■ WHAT THE TASK ASKS:
Restate, word for word, every line of the data.

========================================================================

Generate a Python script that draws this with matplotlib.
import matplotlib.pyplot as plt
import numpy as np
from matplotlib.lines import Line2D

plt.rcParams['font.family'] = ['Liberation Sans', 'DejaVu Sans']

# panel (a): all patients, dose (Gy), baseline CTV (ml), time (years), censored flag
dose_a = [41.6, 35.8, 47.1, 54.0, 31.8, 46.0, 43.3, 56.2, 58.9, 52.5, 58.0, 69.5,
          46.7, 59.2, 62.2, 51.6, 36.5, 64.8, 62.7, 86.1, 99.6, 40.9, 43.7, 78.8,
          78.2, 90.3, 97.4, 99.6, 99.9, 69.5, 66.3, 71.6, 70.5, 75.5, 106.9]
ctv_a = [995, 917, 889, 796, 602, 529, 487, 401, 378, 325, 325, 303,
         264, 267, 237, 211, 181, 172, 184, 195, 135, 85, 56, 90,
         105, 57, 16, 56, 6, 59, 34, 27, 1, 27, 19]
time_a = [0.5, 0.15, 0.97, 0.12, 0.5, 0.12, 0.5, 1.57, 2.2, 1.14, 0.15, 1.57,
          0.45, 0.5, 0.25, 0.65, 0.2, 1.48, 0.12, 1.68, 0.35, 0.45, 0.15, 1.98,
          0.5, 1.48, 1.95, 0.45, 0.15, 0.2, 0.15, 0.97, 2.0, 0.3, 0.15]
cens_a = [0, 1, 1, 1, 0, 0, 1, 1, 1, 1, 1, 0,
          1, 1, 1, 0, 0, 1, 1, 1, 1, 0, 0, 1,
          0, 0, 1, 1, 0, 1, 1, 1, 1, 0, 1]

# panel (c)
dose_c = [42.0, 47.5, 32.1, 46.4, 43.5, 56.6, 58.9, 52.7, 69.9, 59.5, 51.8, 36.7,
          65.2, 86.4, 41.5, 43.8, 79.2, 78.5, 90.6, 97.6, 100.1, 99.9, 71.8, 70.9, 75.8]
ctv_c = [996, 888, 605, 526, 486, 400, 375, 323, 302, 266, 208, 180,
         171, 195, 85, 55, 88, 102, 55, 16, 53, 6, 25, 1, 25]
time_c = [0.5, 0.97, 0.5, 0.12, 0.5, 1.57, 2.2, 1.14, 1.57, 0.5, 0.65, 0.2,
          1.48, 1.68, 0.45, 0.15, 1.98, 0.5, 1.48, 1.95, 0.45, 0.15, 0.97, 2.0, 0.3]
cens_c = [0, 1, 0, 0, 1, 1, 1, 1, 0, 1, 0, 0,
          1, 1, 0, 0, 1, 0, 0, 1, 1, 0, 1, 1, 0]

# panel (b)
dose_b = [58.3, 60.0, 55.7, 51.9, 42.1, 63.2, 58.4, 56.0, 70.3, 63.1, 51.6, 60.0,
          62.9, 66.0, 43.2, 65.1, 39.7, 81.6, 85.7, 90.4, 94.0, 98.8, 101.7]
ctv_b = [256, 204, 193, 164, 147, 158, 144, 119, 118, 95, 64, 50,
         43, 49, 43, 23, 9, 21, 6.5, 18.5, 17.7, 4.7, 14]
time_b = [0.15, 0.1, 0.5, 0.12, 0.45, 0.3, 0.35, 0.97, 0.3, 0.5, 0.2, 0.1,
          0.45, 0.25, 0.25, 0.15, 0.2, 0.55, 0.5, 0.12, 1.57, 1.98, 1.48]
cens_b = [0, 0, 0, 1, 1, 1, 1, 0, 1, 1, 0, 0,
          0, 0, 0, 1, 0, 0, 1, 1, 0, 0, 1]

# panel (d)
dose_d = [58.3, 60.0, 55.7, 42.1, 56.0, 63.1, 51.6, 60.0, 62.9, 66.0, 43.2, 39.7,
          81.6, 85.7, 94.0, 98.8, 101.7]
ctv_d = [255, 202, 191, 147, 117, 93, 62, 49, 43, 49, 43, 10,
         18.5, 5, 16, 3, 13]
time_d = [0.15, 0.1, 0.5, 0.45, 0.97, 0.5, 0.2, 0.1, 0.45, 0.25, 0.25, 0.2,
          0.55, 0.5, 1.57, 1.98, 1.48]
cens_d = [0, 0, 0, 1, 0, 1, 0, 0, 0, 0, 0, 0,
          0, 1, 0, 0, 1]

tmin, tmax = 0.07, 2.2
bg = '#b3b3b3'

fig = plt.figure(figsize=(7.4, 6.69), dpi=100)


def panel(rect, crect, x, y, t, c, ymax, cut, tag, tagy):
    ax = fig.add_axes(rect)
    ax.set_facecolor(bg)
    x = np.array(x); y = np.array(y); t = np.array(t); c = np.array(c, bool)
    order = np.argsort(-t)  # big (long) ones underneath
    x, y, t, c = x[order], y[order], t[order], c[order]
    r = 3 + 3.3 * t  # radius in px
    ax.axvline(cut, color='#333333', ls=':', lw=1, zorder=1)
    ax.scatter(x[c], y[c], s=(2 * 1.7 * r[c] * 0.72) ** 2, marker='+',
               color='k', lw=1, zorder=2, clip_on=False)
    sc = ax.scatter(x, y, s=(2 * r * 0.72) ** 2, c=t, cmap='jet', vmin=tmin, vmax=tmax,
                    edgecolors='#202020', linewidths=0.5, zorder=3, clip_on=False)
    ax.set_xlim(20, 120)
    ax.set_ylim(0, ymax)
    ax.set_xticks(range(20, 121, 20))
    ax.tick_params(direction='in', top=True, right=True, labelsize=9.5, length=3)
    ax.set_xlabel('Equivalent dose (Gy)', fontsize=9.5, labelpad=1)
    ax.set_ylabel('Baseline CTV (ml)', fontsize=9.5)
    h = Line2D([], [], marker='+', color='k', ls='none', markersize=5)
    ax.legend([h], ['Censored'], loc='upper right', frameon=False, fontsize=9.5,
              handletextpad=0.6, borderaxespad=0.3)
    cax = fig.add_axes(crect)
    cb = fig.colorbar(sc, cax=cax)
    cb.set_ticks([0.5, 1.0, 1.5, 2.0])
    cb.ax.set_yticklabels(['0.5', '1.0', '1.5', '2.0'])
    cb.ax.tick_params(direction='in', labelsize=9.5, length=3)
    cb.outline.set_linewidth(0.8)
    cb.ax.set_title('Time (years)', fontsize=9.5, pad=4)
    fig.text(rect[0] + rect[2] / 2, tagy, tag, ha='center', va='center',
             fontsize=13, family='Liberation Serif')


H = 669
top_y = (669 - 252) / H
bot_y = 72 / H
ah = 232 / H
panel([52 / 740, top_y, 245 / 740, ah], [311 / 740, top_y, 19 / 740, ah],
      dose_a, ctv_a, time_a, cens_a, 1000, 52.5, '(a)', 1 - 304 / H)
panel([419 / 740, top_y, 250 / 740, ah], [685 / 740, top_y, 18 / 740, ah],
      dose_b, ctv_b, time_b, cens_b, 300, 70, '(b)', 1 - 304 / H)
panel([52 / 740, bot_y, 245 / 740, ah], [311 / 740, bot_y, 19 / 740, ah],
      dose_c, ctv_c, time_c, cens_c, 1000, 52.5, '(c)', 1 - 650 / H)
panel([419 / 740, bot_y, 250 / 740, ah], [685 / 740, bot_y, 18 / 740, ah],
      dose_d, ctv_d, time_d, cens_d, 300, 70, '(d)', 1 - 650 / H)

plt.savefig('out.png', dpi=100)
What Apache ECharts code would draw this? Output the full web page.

========================================================================

■ OUTPUT OF THE EXERCISE:
Generate a Python script that draws this with matplotlib.
import matplotlib.pyplot as plt
import numpy as np
from matplotlib.lines import Line2D

plt.rcParams['font.family'] = ['Liberation Sans', 'DejaVu Sans']

# panel (a): all patients, dose (Gy), baseline CTV (ml), time (years), censored flag
dose_a = [41.6, 35.8, 47.1, 54.0, 31.8, 46.0, 43.3, 56.2, 58.9, 52.5, 58.0, 69.5,
          46.7, 59.2, 62.2, 51.6, 36.5, 64.8, 62.7, 86.1, 99.6, 40.9, 43.7, 78.8,
          78.2, 90.3, 97.4, 99.6, 99.9, 69.5, 66.3, 71.6, 70.5, 75.5, 106.9]
ctv_a = [995, 917, 889, 796, 602, 529, 487, 401, 378, 325, 325, 303,
         264, 267, 237, 211, 181, 172, 184, 195, 135, 85, 56, 90,
         105, 57, 16, 56, 6, 59, 34, 27, 1, 27, 19]
time_a = [0.5, 0.15, 0.97, 0.12, 0.5, 0.12, 0.5, 1.57, 2.2, 1.14, 0.15, 1.57,
          0.45, 0.5, 0.25, 0.65, 0.2, 1.48, 0.12, 1.68, 0.35, 0.45, 0.15, 1.98,
          0.5, 1.48, 1.95, 0.45, 0.15, 0.2, 0.15, 0.97, 2.0, 0.3, 0.15]
cens_a = [0, 1, 1, 1, 0, 0, 1, 1, 1, 1, 1, 0,
          1, 1, 1, 0, 0, 1, 1, 1, 1, 0, 0, 1,
          0, 0, 1, 1, 0, 1, 1, 1, 1, 0, 1]

# panel (c)
dose_c = [42.0, 47.5, 32.1, 46.4, 43.5, 56.6, 58.9, 52.7, 69.9, 59.5, 51.8, 36.7,
          65.2, 86.4, 41.5, 43.8, 79.2, 78.5, 90.6, 97.6, 100.1, 99.9, 71.8, 70.9, 75.8]
ctv_c = [996, 888, 605, 526, 486, 400, 375, 323, 302, 266, 208, 180,
         171, 195, 85, 55, 88, 102, 55, 16, 53, 6, 25, 1, 25]
time_c = [0.5, 0.97, 0.5, 0.12, 0.5, 1.57, 2.2, 1.14, 1.57, 0.5, 0.65, 0.2,
          1.48, 1.68, 0.45, 0.15, 1.98, 0.5, 1.48, 1.95, 0.45, 0.15, 0.97, 2.0, 0.3]
cens_c = [0, 1, 0, 0, 1, 1, 1, 1, 0, 1, 0, 0,
          1, 1, 0, 0, 1, 0, 0, 1, 1, 0, 1, 1, 0]

# panel (b)
dose_b = [58.3, 60.0, 55.7, 51.9, 42.1, 63.2, 58.4, 56.0, 70.3, 63.1, 51.6, 60.0,
          62.9, 66.0, 43.2, 65.1, 39.7, 81.6, 85.7, 90.4, 94.0, 98.8, 101.7]
ctv_b = [256, 204, 193, 164, 147, 158, 144, 119, 118, 95, 64, 50,
         43, 49, 43, 23, 9, 21, 6.5, 18.5, 17.7, 4.7, 14]
time_b = [0.15, 0.1, 0.5, 0.12, 0.45, 0.3, 0.35, 0.97, 0.3, 0.5, 0.2, 0.1,
          0.45, 0.25, 0.25, 0.15, 0.2, 0.55, 0.5, 0.12, 1.57, 1.98, 1.48]
cens_b = [0, 0, 0, 1, 1, 1, 1, 0, 1, 1, 0, 0,
          0, 0, 0, 1, 0, 0, 1, 1, 0, 0, 1]

# panel (d)
dose_d = [58.3, 60.0, 55.7, 42.1, 56.0, 63.1, 51.6, 60.0, 62.9, 66.0, 43.2, 39.7,
          81.6, 85.7, 94.0, 98.8, 101.7]
ctv_d = [255, 202, 191, 147, 117, 93, 62, 49, 43, 49, 43, 10,
         18.5, 5, 16, 3, 13]
time_d = [0.15, 0.1, 0.5, 0.45, 0.97, 0.5, 0.2, 0.1, 0.45, 0.25, 0.25, 0.2,
          0.55, 0.5, 1.57, 1.98, 1.48]
cens_d = [0, 0, 0, 1, 0, 1, 0, 0, 0, 0, 0, 0,
          0, 1, 0, 0, 1]

tmin, tmax = 0.07, 2.2
bg = '#b3b3b3'

fig = plt.figure(figsize=(7.4, 6.69), dpi=100)


def panel(rect, crect, x, y, t, c, ymax, cut, tag, tagy):
    ax = fig.add_axes(rect)
    ax.set_facecolor(bg)
    x = np.array(x); y = np.array(y); t = np.array(t); c = np.array(c, bool)
    order = np.argsort(-t)  # big (long) ones underneath
    x, y, t, c = x[order], y[order], t[order], c[order]
    r = 3 + 3.3 * t  # radius in px
    ax.axvline(cut, color='#333333', ls=':', lw=1, zorder=1)
    ax.scatter(x[c], y[c], s=(2 * 1.7 * r[c] * 0.72) ** 2, marker='+',
               color='k', lw=1, zorder=2, clip_on=False)
    sc = ax.scatter(x, y, s=(2 * r * 0.72) ** 2, c=t, cmap='jet', vmin=tmin, vmax=tmax,
                    edgecolors='#202020', linewidths=0.5, zorder=3, clip_on=False)
    ax.set_xlim(20, 120)
    ax.set_ylim(0, ymax)
    ax.set_xticks(range(20, 121, 20))
    ax.tick_params(direction='in', top=True, right=True, labelsize=9.5, length=3)
    ax.set_xlabel('Equivalent dose (Gy)', fontsize=9.5, labelpad=1)
    ax.set_ylabel('Baseline CTV (ml)', fontsize=9.5)
    h = Line2D([], [], marker='+', color='k', ls='none', markersize=5)
    ax.legend([h], ['Censored'], loc='upper right', frameon=False, fontsize=9.5,
              handletextpad=0.6, borderaxespad=0.3)
    cax = fig.add_axes(crect)
    cb = fig.colorbar(sc, cax=cax)
    cb.set_ticks([0.5, 1.0, 1.5, 2.0])
    cb.ax.set_yticklabels(['0.5', '1.0', '1.5', '2.0'])
    cb.ax.tick_params(direction='in', labelsize=9.5, length=3)
    cb.outline.set_linewidth(0.8)
    cb.ax.set_title('Time (years)', fontsize=9.5, pad=4)
    fig.text(rect[0] + rect[2] / 2, tagy, tag, ha='center', va='center',
             fontsize=13, family='Liberation Serif')


H = 669
top_y = (669 - 252) / H
bot_y = 72 / H
ah = 232 / H
panel([52 / 740, top_y, 245 / 740, ah], [311 / 740, top_y, 19 / 740, ah],
      dose_a, ctv_a, time_a, cens_a, 1000, 52.5, '(a)', 1 - 304 / H)
panel([419 / 740, top_y, 250 / 740, ah], [685 / 740, top_y, 18 / 740, ah],
      dose_b, ctv_b, time_b, cens_b, 300, 70, '(b)', 1 - 304 / H)
panel([52 / 740, bot_y, 245 / 740, ah], [311 / 740, bot_y, 19 / 740, ah],
      dose_c, ctv_c, time_c, cens_c, 1000, 52.5, '(c)', 1 - 650 / H)
panel([419 / 740, bot_y, 250 / 740, ah], [685 / 740, bot_y, 18 / 740, ah],
      dose_d, ctv_d, time_d, cens_d, 300, 70, '(d)', 1 - 650 / H)

plt.savefig('out.png', dpi=100)
What Apache ECharts code would draw this? Output the full web page.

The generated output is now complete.